Your instructions:
Filter these entries so that only lines with the word "this" remain.

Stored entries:
--- Begin ---

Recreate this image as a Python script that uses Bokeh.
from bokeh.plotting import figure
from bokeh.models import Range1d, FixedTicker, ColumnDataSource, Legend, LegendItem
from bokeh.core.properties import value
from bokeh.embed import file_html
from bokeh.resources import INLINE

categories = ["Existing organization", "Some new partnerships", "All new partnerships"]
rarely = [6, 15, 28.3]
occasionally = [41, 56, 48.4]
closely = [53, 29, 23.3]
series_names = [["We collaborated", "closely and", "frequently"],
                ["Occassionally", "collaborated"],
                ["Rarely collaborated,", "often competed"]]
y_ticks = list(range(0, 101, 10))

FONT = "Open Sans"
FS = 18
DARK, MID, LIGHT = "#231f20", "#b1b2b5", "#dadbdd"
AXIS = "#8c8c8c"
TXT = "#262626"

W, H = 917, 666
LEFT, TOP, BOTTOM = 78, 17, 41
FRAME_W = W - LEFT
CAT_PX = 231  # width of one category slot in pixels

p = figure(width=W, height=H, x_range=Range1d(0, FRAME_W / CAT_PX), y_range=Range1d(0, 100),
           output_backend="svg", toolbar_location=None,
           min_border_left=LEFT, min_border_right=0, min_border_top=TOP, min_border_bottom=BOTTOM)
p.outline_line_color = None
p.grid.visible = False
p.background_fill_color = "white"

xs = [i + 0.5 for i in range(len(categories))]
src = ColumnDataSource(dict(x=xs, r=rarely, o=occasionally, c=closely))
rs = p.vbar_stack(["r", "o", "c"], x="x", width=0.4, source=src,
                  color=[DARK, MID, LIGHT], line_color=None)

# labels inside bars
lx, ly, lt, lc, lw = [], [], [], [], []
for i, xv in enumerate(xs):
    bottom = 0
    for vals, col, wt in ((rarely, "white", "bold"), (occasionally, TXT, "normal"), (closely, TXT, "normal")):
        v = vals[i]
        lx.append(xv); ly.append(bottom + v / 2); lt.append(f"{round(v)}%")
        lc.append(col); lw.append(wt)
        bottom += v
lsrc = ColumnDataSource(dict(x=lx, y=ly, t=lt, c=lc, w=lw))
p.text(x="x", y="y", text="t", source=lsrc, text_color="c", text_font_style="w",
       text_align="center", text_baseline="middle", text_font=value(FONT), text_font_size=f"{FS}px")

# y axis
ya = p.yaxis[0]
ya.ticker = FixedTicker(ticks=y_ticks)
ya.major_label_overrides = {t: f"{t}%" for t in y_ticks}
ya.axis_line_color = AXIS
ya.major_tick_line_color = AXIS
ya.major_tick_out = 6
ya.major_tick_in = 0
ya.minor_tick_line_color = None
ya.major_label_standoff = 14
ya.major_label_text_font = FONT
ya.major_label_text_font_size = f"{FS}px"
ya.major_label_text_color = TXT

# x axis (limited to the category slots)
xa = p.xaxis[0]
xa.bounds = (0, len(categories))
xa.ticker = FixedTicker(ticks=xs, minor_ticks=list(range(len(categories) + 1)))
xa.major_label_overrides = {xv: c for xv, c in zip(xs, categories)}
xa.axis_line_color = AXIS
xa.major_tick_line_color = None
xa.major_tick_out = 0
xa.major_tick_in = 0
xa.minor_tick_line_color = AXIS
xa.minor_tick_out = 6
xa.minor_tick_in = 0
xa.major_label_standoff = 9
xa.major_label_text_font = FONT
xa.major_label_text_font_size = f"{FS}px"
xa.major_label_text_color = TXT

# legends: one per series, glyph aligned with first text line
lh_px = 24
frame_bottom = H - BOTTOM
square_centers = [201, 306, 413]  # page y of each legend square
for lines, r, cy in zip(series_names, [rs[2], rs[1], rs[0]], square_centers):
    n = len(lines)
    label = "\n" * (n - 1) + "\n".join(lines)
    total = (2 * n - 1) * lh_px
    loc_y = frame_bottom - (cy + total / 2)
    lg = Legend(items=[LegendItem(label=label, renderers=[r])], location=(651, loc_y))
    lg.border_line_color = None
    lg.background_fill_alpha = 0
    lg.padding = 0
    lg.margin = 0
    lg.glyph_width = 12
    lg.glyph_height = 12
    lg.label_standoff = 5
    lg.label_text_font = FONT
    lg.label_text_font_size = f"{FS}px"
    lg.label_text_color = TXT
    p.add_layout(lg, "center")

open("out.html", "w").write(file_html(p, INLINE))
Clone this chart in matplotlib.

--- End ---

Answer:
Recreate this image as a Python script that uses Bokeh.
Clone this chart in matplotlib.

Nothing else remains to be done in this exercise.